Critical thinking about headlines
The following activity is adapted from Jon Mueller's great website Correlation or Causation. There is a copy of the worksheet attached below. I give this to my students in pairs. I ask them to find as many problems as they can with the short research blurbs that are included. They should not make any assumptions, but just work with what is there.
Below you will see a copy of each of the headlines. Below each section you will find some of the variables and concerns that my own students raised with regard to each of them. A good activity. Takes about 20 minutes. You may also choose to start four different classes with one of the problems in order to revisit critical thinking more regularly in the classroom.
Headline: Diet of fish ‘can prevent’ teen violence.

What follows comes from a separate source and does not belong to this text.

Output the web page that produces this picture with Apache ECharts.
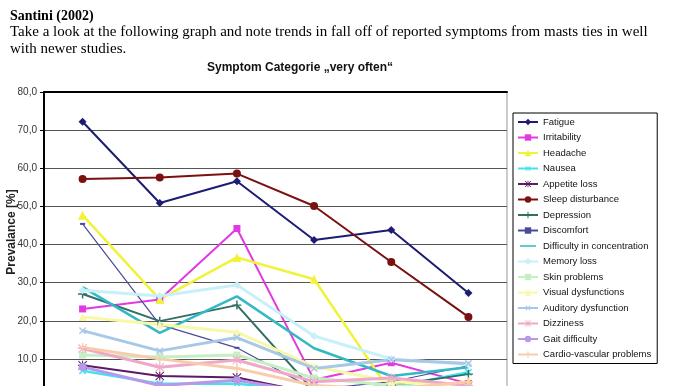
<!DOCTYPE html>
<html>
<head>
<meta charset="utf-8">
<script src="https://cdn.jsdelivr.net/npm/echarts@6/dist/echarts.min.js"></script>
<style>
html,body{margin:0;padding:0;background:#fff;}
#c{width:687px;height:386px;}
</style>
</head>
<body>
<div id="c"></div>
<script>
// ---- data ----
const categories = ['< 10 m', '10 - 50 m', '50 - 100 m', '100 - 200 m', '200 - 300 m', '> 300 m'];
const yTicks = [0, 10, 20, 30, 40, 50, 60, 70, 80];
const seriesNames = ['Fatigue', 'Irritability', 'Headache', 'Nausea', 'Appetite loss', 'Sleep disturbance',
  'Depression', 'Discomfort', 'Difficulty in concentration', 'Memory loss', 'Skin problems',
  'Visual dysfunctions', 'Auditory dysfunction', 'Dizziness', 'Gait difficulty', 'Cardio-vascular problems'];
const fatigue       = [72.2, 50.9, 56.6, 41.2, 43.8, 27.3];
const irritability  = [23.1, 25.6, 44.2, 4.5, 9.0, 3.5];
const headache      = [47.7, 25.6, 36.6, 30.9, 1.0, 4.0];
const nausea        = [6.9, 3.5, 3.5, 1.5, 2.5, 6.5];
const appetiteLoss  = [8.3, 5.5, 5.1, 1.0, 2.0, 1.5];
const sleepDist     = [57.2, 57.6, 58.6, 50.1, 35.4, 21.0];
const depression    = [27.0, 19.9, 24.1, 1.5, 3.0, 6.0];
const discomfort    = [45.4, 19.0, 12.9, 2.0, 4.0, 8.2];
const concentration = [28.8, 16.8, 26.4, 12.8, 5.5, 7.8];
const memoryLoss    = [28.0, 26.5, 29.4, 16.0, 10.0, 8.5];
const skinProblems  = [11.0, 10.5, 11.0, 5.0, 3.0, 2.5];
const visualDysf    = [21.0, 19.0, 17.0, 8.0, 4.0, 3.0];
const auditoryDysf  = [17.4, 12.1, 15.6, 7.5, 9.8, 8.8];
const dizziness     = [12.7, 7.8, 9.7, 4.0, 5.0, 3.0];
const gaitDiff      = [7.9, 3.0, 4.4, 1.0, 1.5, 1.0];
const cardio        = [13.0, 10.0, 7.5, 3.0, 2.0, 4.0];
const allValues = [fatigue, irritability, headache, nausea, appetiteLoss, sleepDist, depression, discomfort,
  concentration, memoryLoss, skinProblems, visualDysf, auditoryDysf, dizziness, gaitDiff, cardio];

// ---- styles ----
const PLUS = 'path://M4.2,0H5.8V4.2H10V5.8H5.8V10H4.2V5.8H0V4.2H4.2Z';
const STAR = 'path://M4.4,0H5.6V10H4.4Z M0,4.4H10V5.6H0Z M0.8,0L10,9.2L9.2,10L0,0.8Z M9.2,0L10,0.8L0.8,10L0,9.2Z';
const LINE_ONLY = 'path://M0,0H0.001V0.001H0Z M0,10H0.001V10.001H0Z M0,4H20V6H0Z';
const styles = [
  {c:'#1c1c74', s:'diamond', z:8, w:2},
  {c:'#e03ae0', s:'rect', z:7, w:2},
  {c:'#f2f23a', s:'triangle', z:9, w:2.5},
  {c:'#40e4f0', s:PLUS, z:9, w:2.5, r:45},
  {c:'#5a1a66', s:STAR, z:9, w:2},
  {c:'#7a1010', s:'circle', z:8, w:2},
  {c:'#2f6f66', s:PLUS, z:9, w:2},
  {c:'#4a4a9a', s:'rect', z:[5,2], w:1.2},
  {c:'#33b8c4', s:'none', z:0, w:2.5},
  {c:'#c8f0f8', s:'diamond', z:8, w:3},
  {c:'#c6efc6', s:'rect', z:7, w:3},
  {c:'#f8f8a8', s:'triangle', z:8, w:3},
  {c:'#a8c8e8', s:PLUS, z:9, w:3, r:45},
  {c:'#f0a8c8', s:STAR, z:9, w:3},
  {c:'#b898e8', s:'circle', z:8, w:3},
  {c:'#f8cca8', s:PLUS, z:9, w:3}
];

const series = seriesNames.map((name, i) => ({
  name: name,
  type: 'line',
  data: allValues[i],
  symbol: styles[i].s,
  symbolSize: styles[i].z,
  symbolRotate: styles[i].r || 0,
  showSymbol: styles[i].s !== 'none',
  lineStyle: {color: styles[i].c, width: styles[i].w},
  itemStyle: {color: styles[i].c},
  emphasis: {disabled: true},
  animation: false
}));

const legendData = seriesNames.map((name, i) =>
  styles[i].s === 'none' ? {name: name, icon: LINE_ONLY} : {name: name});

const chart = echarts.init(document.getElementById('c'), null, {renderer: 'canvas'});
chart.setOption({
  backgroundColor: '#fff',
  animation: false,
  grid: {left: 44, top: 92, width: 463, height: 305, outerBoundsMode: 'none', containLabel: false,
    show: true, borderColor: '#999', borderWidth: 1, backgroundColor: 'transparent'},
  xAxis: [
    {type: 'category', data: categories, boundaryGap: true, position: 'bottom',
     axisLine: {show: true, lineStyle: {color: '#000', width: 2}}, axisTick: {show: false},
     axisLabel: {show: true, fontSize: 10, color: '#222'}},
    {type: 'category', data: categories, boundaryGap: true, position: 'top',
     axisLine: {show: true, lineStyle: {color: '#000', width: 2}}, axisTick: {show: false},
     axisLabel: {show: false}}
  ],
  yAxis: {
    type: 'value', min: yTicks[0], max: yTicks[yTicks.length - 1], interval: 10,
    axisLine: {show: true, lineStyle: {color: '#000', width: 2}},
    axisTick: {show: true, length: 4, lineStyle: {color: '#000'}},
    axisLabel: {margin: 7, fontSize: 10, color: '#333', fontFamily: 'Liberation Sans',
      formatter: v => v.toFixed(1).replace('.', ',')},
    splitLine: {show: true, lineStyle: {color: '#555', width: 1.2}}
  },
  legend: {
    data: legendData, orient: 'vertical', left: 513, top: 113,
    itemWidth: 20, itemHeight: 8, itemGap: 5.5,
    padding: [4, 6, 4, 4],
    backgroundColor: '#fff', borderColor: '#000', borderWidth: 1,
    textStyle: {fontSize: 9.5, color: '#111', fontFamily: 'Liberation Sans'},
    selectedMode: false
  },
  graphic: [
    {type: 'text', left: 10, top: 9, style: {text: 'Santini (2002)', font: 'bold 14px "Liberation Serif"', fill: '#000'}},
    {type: 'text', left: 10, top: 25, style: {text: 'Take a look at the following graph and note trends in fall off of reported symptoms from masts ties in well', font: '15px "Liberation Serif"', fill: '#000'}},
    {type: 'text', left: 10, top: 42, style: {text: 'with newer studies.', font: '15px "Liberation Serif"', fill: '#000'}},
    {type: 'text', x: 300, y: 68, style: {text: 'Symptom Categorie \u201Every often\u201C', font: '13px "Liberation Sans"', fontWeight: 'bold', fill: '#111', align: 'center', verticalAlign: 'middle'}},
    {type: 'text', x: 12, y: 232, rotation: Math.PI / 2, style: {text: 'Prevalance [%]', font: 'bold 12px "Liberation Sans"', fill: '#222', align: 'center', verticalAlign: 'middle'}}
  ],
  series: series
});
</script>
</body>
</html>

Participants were a group of 3-year-olds given an “enriched diet based on fish, exercise, and cognitive stimulation.” They were compared to a control group who did not go through this same program.
By age 23 they were 64% less likely than a control group of children not on the program to have criminal records.
Headline: Higher beer prices cut gonorrhea rates
The research suggests “that raising the price of a six-pack of beer by 20 cents would cut gonorrhea rates by almost 9%.
Researchers considered gonorrhea rates from 2001 to 2007 among teens and young adults in states that raised increased the state beer tax.
Of the 36 beer tax increases that we reviewed, gonorrhea rates declined among teens aged 15 to 19 in 24 instances. Among young adults aged 20 to 24, they declined in 26 instances.
Headline: Luckiest people ‘born in summer’
An online public survey in which 40,000 people responded. People who took part in the survey gave their birth-dates and rated the degree to which they saw themselves as lucky or unlucky
Those born in May were most likely to consider themselves lucky; those born in October had most negative views of their life. The poll found there was a summer-winter divide between people born from March to August and those born from September to February. 50% of those born in May considered themselves lucky; 43% of those born in October.
Headline: Fear of hell makes us richer, Feds say.
Researchers studied 35 countries including the United States, Japan, and Turkey. They found that religion shed some “useful light” on how successful a country may be.
In countries where a large percentage of the population believe in hell, there seems to be less corruption and a higher standard of living. For instance, 71% of the U.S. population believe in hell and the country boasts one of the world’s highest per capita income.